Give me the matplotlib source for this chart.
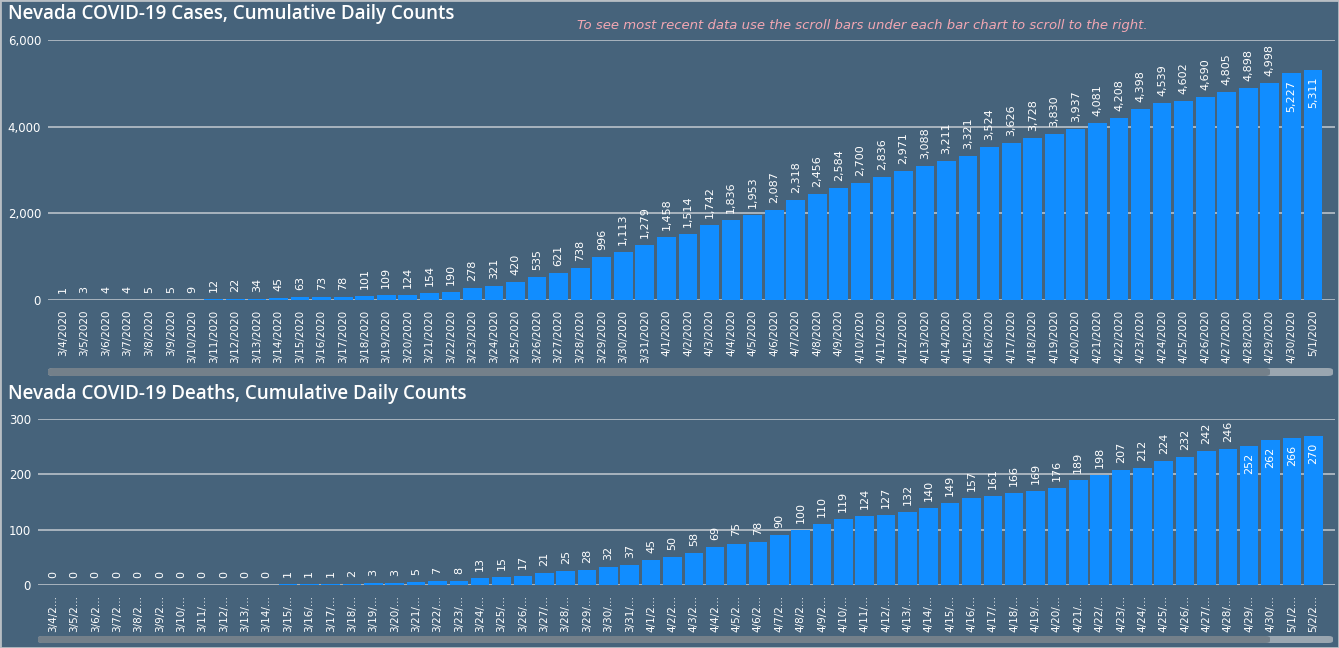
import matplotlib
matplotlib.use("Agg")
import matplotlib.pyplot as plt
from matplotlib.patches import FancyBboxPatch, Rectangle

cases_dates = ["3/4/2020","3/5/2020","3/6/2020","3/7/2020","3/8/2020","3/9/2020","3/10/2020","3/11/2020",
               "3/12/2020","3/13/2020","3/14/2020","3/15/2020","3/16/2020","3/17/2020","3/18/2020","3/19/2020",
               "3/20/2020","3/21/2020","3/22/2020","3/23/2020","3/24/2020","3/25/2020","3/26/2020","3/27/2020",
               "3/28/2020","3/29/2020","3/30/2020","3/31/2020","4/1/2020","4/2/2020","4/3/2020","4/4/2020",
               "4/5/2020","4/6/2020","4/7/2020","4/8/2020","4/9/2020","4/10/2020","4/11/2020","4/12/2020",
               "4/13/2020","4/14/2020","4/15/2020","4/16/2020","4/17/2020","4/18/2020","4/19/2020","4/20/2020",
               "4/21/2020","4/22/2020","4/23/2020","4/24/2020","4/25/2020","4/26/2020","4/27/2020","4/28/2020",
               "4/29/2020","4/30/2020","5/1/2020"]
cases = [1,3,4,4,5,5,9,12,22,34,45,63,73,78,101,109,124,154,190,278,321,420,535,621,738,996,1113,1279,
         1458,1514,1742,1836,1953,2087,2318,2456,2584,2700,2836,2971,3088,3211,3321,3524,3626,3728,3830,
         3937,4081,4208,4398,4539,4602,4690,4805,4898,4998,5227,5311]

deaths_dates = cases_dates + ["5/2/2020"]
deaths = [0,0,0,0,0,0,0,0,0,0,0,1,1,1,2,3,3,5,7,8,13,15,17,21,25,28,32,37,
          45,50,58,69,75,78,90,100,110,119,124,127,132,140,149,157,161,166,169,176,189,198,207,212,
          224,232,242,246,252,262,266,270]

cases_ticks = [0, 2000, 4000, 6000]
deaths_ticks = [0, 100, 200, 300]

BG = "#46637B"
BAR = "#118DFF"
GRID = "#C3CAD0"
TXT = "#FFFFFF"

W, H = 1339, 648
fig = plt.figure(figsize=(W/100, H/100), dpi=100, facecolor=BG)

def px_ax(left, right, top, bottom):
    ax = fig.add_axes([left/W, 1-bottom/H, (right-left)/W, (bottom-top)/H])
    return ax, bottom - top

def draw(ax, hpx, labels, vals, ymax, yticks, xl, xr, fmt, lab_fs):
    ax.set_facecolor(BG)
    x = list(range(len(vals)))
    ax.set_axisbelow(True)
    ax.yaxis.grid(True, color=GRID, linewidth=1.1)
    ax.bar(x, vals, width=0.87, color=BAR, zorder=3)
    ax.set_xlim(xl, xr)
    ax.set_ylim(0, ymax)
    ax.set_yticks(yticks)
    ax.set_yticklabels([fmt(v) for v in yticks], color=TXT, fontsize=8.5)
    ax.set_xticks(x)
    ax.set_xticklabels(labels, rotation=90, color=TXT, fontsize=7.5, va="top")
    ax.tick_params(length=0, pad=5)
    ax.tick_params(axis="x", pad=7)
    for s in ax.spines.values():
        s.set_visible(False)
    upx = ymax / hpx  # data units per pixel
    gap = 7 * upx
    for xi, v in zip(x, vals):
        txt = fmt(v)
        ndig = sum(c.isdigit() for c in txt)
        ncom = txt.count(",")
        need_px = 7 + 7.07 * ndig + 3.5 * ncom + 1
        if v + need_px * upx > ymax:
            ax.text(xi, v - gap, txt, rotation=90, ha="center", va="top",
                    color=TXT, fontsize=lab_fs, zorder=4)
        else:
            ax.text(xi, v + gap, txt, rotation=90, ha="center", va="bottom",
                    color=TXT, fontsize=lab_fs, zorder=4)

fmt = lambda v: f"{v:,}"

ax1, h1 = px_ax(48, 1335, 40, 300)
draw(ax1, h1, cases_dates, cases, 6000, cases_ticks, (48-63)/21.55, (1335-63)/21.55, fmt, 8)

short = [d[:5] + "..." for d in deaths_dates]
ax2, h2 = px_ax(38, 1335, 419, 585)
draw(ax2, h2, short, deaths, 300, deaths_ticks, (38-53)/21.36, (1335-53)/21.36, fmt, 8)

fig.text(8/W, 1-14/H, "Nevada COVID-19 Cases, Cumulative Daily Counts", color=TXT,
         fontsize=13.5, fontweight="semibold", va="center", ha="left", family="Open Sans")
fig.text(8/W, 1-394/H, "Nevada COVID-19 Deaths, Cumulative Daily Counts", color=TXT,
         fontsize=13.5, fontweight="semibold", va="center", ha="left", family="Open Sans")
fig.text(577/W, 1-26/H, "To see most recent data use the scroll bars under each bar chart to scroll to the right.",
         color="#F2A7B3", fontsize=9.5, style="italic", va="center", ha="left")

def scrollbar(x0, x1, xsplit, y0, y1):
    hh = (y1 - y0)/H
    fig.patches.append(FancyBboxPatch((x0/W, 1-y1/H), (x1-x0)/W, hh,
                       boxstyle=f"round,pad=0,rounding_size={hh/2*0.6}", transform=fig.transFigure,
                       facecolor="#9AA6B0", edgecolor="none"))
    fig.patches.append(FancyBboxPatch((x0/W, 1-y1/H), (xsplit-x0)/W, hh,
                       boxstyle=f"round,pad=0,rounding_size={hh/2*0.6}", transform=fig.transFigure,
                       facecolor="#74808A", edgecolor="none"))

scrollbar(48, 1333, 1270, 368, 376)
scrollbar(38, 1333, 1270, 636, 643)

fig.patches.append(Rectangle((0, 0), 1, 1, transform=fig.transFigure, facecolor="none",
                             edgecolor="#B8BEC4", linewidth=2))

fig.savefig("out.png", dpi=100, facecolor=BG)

* **Short exercise**: Each line of the data is to be duplicated exactly; pictures stay out of the copy.

* **Solution to this exercise**:
Give me the matplotlib source for this chart.
import matplotlib
matplotlib.use("Agg")
import matplotlib.pyplot as plt
from matplotlib.patches import FancyBboxPatch, Rectangle

cases_dates = ["3/4/2020","3/5/2020","3/6/2020","3/7/2020","3/8/2020","3/9/2020","3/10/2020","3/11/2020",
               "3/12/2020","3/13/2020","3/14/2020","3/15/2020","3/16/2020","3/17/2020","3/18/2020","3/19/2020",
               "3/20/2020","3/21/2020","3/22/2020","3/23/2020","3/24/2020","3/25/2020","3/26/2020","3/27/2020",
               "3/28/2020","3/29/2020","3/30/2020","3/31/2020","4/1/2020","4/2/2020","4/3/2020","4/4/2020",
               "4/5/2020","4/6/2020","4/7/2020","4/8/2020","4/9/2020","4/10/2020","4/11/2020","4/12/2020",
               "4/13/2020","4/14/2020","4/15/2020","4/16/2020","4/17/2020","4/18/2020","4/19/2020","4/20/2020",
               "4/21/2020","4/22/2020","4/23/2020","4/24/2020","4/25/2020","4/26/2020","4/27/2020","4/28/2020",
               "4/29/2020","4/30/2020","5/1/2020"]
cases = [1,3,4,4,5,5,9,12,22,34,45,63,73,78,101,109,124,154,190,278,321,420,535,621,738,996,1113,1279,
         1458,1514,1742,1836,1953,2087,2318,2456,2584,2700,2836,2971,3088,3211,3321,3524,3626,3728,3830,
         3937,4081,4208,4398,4539,4602,4690,4805,4898,4998,5227,5311]

deaths_dates = cases_dates + ["5/2/2020"]
deaths = [0,0,0,0,0,0,0,0,0,0,0,1,1,1,2,3,3,5,7,8,13,15,17,21,25,28,32,37,
          45,50,58,69,75,78,90,100,110,119,124,127,132,140,149,157,161,166,169,176,189,198,207,212,
          224,232,242,246,252,262,266,270]

cases_ticks = [0, 2000, 4000, 6000]
deaths_ticks = [0, 100, 200, 300]

BG = "#46637B"
BAR = "#118DFF"
GRID = "#C3CAD0"
TXT = "#FFFFFF"

W, H = 1339, 648
fig = plt.figure(figsize=(W/100, H/100), dpi=100, facecolor=BG)

def px_ax(left, right, top, bottom):
    ax = fig.add_axes([left/W, 1-bottom/H, (right-left)/W, (bottom-top)/H])
    return ax, bottom - top

def draw(ax, hpx, labels, vals, ymax, yticks, xl, xr, fmt, lab_fs):
    ax.set_facecolor(BG)
    x = list(range(len(vals)))
    ax.set_axisbelow(True)
    ax.yaxis.grid(True, color=GRID, linewidth=1.1)
    ax.bar(x, vals, width=0.87, color=BAR, zorder=3)
    ax.set_xlim(xl, xr)
    ax.set_ylim(0, ymax)
    ax.set_yticks(yticks)
    ax.set_yticklabels([fmt(v) for v in yticks], color=TXT, fontsize=8.5)
    ax.set_xticks(x)
    ax.set_xticklabels(labels, rotation=90, color=TXT, fontsize=7.5, va="top")
    ax.tick_params(length=0, pad=5)
    ax.tick_params(axis="x", pad=7)
    for s in ax.spines.values():
        s.set_visible(False)
    upx = ymax / hpx  # data units per pixel
    gap = 7 * upx
    for xi, v in zip(x, vals):
        txt = fmt(v)
        ndig = sum(c.isdigit() for c in txt)
        ncom = txt.count(",")
        need_px = 7 + 7.07 * ndig + 3.5 * ncom + 1
        if v + need_px * upx > ymax:
            ax.text(xi, v - gap, txt, rotation=90, ha="center", va="top",
                    color=TXT, fontsize=lab_fs, zorder=4)
        else:
            ax.text(xi, v + gap, txt, rotation=90, ha="center", va="bottom",
                    color=TXT, fontsize=lab_fs, zorder=4)

fmt = lambda v: f"{v:,}"

ax1, h1 = px_ax(48, 1335, 40, 300)
draw(ax1, h1, cases_dates, cases, 6000, cases_ticks, (48-63)/21.55, (1335-63)/21.55, fmt, 8)

short = [d[:5] + "..." for d in deaths_dates]
ax2, h2 = px_ax(38, 1335, 419, 585)
draw(ax2, h2, short, deaths, 300, deaths_ticks, (38-53)/21.36, (1335-53)/21.36, fmt, 8)

fig.text(8/W, 1-14/H, "Nevada COVID-19 Cases, Cumulative Daily Counts", color=TXT,
         fontsize=13.5, fontweight="semibold", va="center", ha="left", family="Open Sans")
fig.text(8/W, 1-394/H, "Nevada COVID-19 Deaths, Cumulative Daily Counts", color=TXT,
         fontsize=13.5, fontweight="semibold", va="center", ha="left", family="Open Sans")
fig.text(577/W, 1-26/H, "To see most recent data use the scroll bars under each bar chart to scroll to the right.",
         color="#F2A7B3", fontsize=9.5, style="italic", va="center", ha="left")

def scrollbar(x0, x1, xsplit, y0, y1):
    hh = (y1 - y0)/H
    fig.patches.append(FancyBboxPatch((x0/W, 1-y1/H), (x1-x0)/W, hh,
                       boxstyle=f"round,pad=0,rounding_size={hh/2*0.6}", transform=fig.transFigure,
                       facecolor="#9AA6B0", edgecolor="none"))
    fig.patches.append(FancyBboxPatch((x0/W, 1-y1/H), (xsplit-x0)/W, hh,
                       boxstyle=f"round,pad=0,rounding_size={hh/2*0.6}", transform=fig.transFigure,
                       facecolor="#74808A", edgecolor="none"))

scrollbar(48, 1333, 1270, 368, 376)
scrollbar(38, 1333, 1270, 636, 643)

fig.patches.append(Rectangle((0, 0), 1, 1, transform=fig.transFigure, facecolor="none",
                             edgecolor="#B8BEC4", linewidth=2))

fig.savefig("out.png", dpi=100, facecolor=BG)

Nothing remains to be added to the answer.